Terminei hoje de ler O Primo Basílio, de Eça de Queiroz.
Algum crítico disse que todo romance realista é a história de um adultério.
Naturalmente, com realista ele queria dizer que o romance havia sido escrito de acordo com os cânones do movimento realista, que floresceu e feneceu no há quase dois séculos atrás.
Mas seria interessante pensar em outras interpretações: por exemplo a de que todo romance que se preocupe em se ater à realidade (portanto realista) conta a história de um adultério.
Outra interpretação é a de que todo affair, todo caso -- ou todo romance -- que se preocupe com a realidade (dos sentidos? dos sentidos?) termina sendo um adultério. E que, portanto, só os adultérios é que são romântico -- qualquer outra forma de enamoramento é irremediavelmente falsa ou distante da realidade.
Claro, à parte as viagens do pensar -- Livre pensar é só pensar, segundo Millor Fernandes -- choca no romance a vingança da criada e o uso inconseqüente que o personagem título -- pouco importante, aliás -- faz de Luisa, sua prima, verdadeira heroína do romance.
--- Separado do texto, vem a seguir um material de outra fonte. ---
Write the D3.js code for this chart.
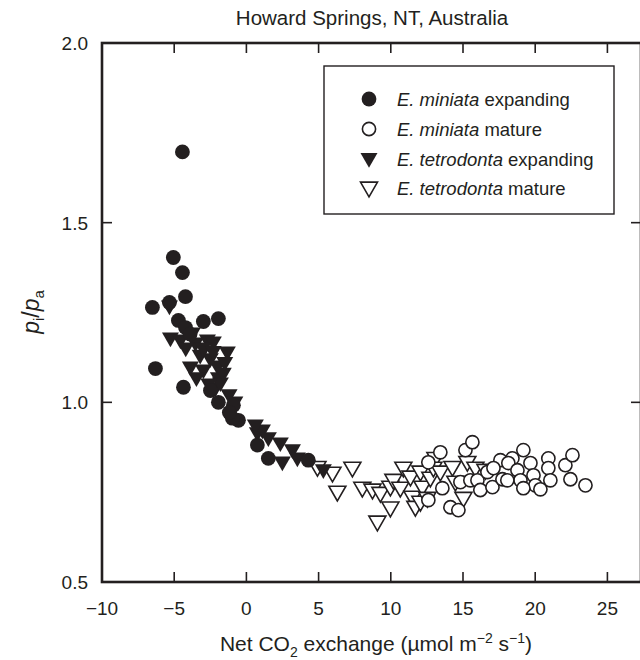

Inclusive no sentido de estar alienada de sua própria vida e sentidos.
Outro ponto interessante é que Eça de Queiroz fez um romance que pode ser lido em pelo menos dois níveis -- um recurso usado por Oscar Wilde em suas peças. Um deles conta a história de um vilão (o primo) que destrói a vida de uma mulher ingênua, a prima.
Em outra leitura, vemos o primo sim como um um folgazão, um sedutor irresponsável, mas ainda assim um sujeito com sentimentos, capaz de sentir culpa e tristeza. Nessa segunda leitura, até mesmo o Conde Reinaldo, seu mentor e apoio para a inconseqüência com o sentimento alheio, termina de certo modo justificado em seu amargor e pessimismo maldoso: estava a perder sua fortuna, provavelmente com as farras, pois durante o romance vende sua última propriedade.